For the regular coffee drinker little is known of coffees’ arch nemesis Coffee Rust (or La Roya to Latin American locals), which is a constant threat to speciality coffee farms everywhere that are more susceptible to this aggressive disease.
Coffee Rust also known as Hemiliea Vastrix is a fungal disease that can spread through rain, water and air via airborne spores and due to their resilience can travel over large distances unscathed by the elements. Once in contact with coffee plants they cause noticeable yellow rusting marks on the leaves that eventually cause the plants to wither and die along with making them incapable of producing coffee cherries to harvest.
Outbreaks of this dangerous disease were first put on the map on an international scale in 1976 when over half of Central American countries were affected and have been costing the industry billions in damages ever since. To give some scale of cost, in 2012 Columbia alone spent $1 billion after a rust epidemic over a 2 year period.
Honduras was more recently hit this year whereby previously rust resistant coffee crops that cost up to 4 times as much as regular coffee plants were being ravaged by this adaptive disease, but they are by no means the worst affected.
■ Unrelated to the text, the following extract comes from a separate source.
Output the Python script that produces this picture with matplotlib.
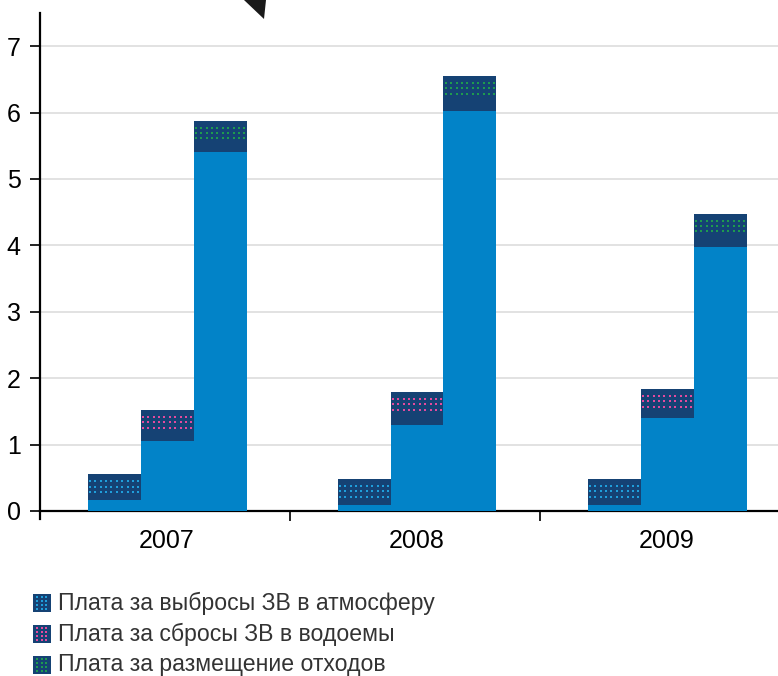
import matplotlib.pyplot as plt
from matplotlib.patches import Rectangle, Polygon
import numpy as np

plt.rcParams['font.family'] = ['Liberation Sans', 'DejaVu Sans']

years = ['2007', '2008', '2009']
series = ['Плата за выбросы ЗВ в атмосферу',
          'Плата за сбросы ЗВ в водоемы',
          'Плата за размещение отходов']
# lower (light) part of each bar and the dark cap on top, per series
base_vals = [[0.16, 0.09, 0.09],
             [1.06, 1.30, 1.40],
             [5.41, 6.02, 3.97]]
cap_vals = [[0.39, 0.39, 0.39],
            [0.46, 0.49, 0.44],
            [0.47, 0.53, 0.51]]

light = '#0283c8'
dark = '#154274'
dot_colors = ['#1f9fdc', '#e44a9e', '#1e9b4f']

W, H = 778, 676
fig = plt.figure(figsize=(W / 100, H / 100), dpi=100)
ax = fig.add_axes([40 / W, (H - 511) / H, 738 / W, 498 / H])

x = np.arange(len(years))
width = 0.212
offsets = [-width, 0, width]
shift = 0.008  # groups sit a touch right of the centre between ticks

for i in range(3):
    xs = x + shift + offsets[i]
    base = np.array(base_vals[i])
    cap = np.array(cap_vals[i])
    ax.bar(xs, base, width, color=light, linewidth=0, zorder=3)
    ax.bar(xs, cap, width, bottom=base, color=dark, linewidth=0, zorder=3)
    # three rows of dots near the top of the dark cap
    top = base + cap
    for xc, t in zip(xs, top):
        dx = xc - width / 2 + 0.009 + np.arange(10) * 0.0216
        for r in range(3):
            dy = np.full(10, t - 0.105 - r * 0.081)
            ax.scatter(dx, dy, s=3.2, marker='s', color=dot_colors[i],
                       linewidths=0, zorder=4)

ax.set_xlim(-0.5, -0.5 + 738 / 250)
ax.set_ylim(0, 7.5)
ax.set_yticks(range(8))
ax.yaxis.grid(True, color='#e2e2e2', linewidth=1.4, zorder=0)
ax.set_axisbelow(True)

ax.set_xticks((x[:-1] + x[1:]) / 2)
ax.set_xticklabels([])
ax.set_xticks(x + shift, minor=True)
ax.set_xticklabels(years, minor=True)
ax.tick_params(axis='x', which='major', direction='out', length=7, width=1.4, color='#222222')
ax.tick_params(axis='x', which='minor', length=0, pad=13, labelsize=18)
ax.tick_params(axis='y', direction='out', length=7, width=1.4, color='#222222',
               labelsize=18, pad=7)

for s in ['top', 'right']:
    ax.spines[s].set_visible(False)
ax.spines['left'].set_linewidth(1.6)
ax.spines['bottom'].set_linewidth(1.6)
ax.spines['left'].set_bounds(-0.12, 7.5)

# overlay in pixel coordinates for the legend and the corner marker
ov = fig.add_axes([0, 0, 1, 1])
ov.set_xlim(0, W)
ov.set_ylim(H, 0)
ov.axis('off')

ov.add_patch(Polygon([[244, 0], [266, 0], [264, 19]], closed=True,
                     color='#1a1a1a', linewidth=0))

rows_y = [603, 634, 665]
for i, name in enumerate(series):
    cy = rows_y[i]
    ov.add_patch(Rectangle((33, cy - 9), 18, 18, color=dark, linewidth=0))
    for cx in [37.5, 42, 46.5]:
        for ddy in [-6, -2, 2, 6]:
            ov.scatter(cx, cy + ddy, s=3.2, marker='s', color=dot_colors[i], linewidths=0)
    ov.text(58, cy, name, fontsize=16.6, color='#333333', va='center', ha='left')

fig.savefig('out.png', dpi=100)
Guatemala in particular grew 40% less coffee this year as a result of Coffee Rust that has implications not just for the coffee farms themselves as a form of livelihood, but for us the consumer in terms of increases in price and scarcity of high-demand varietals.
What’s even more worrying is that only 0.1% of global coffee revenue is spent on research and development to tackle this coffee killer, which for something that is the second biggest commodity in the world seems like a drop in the ocean.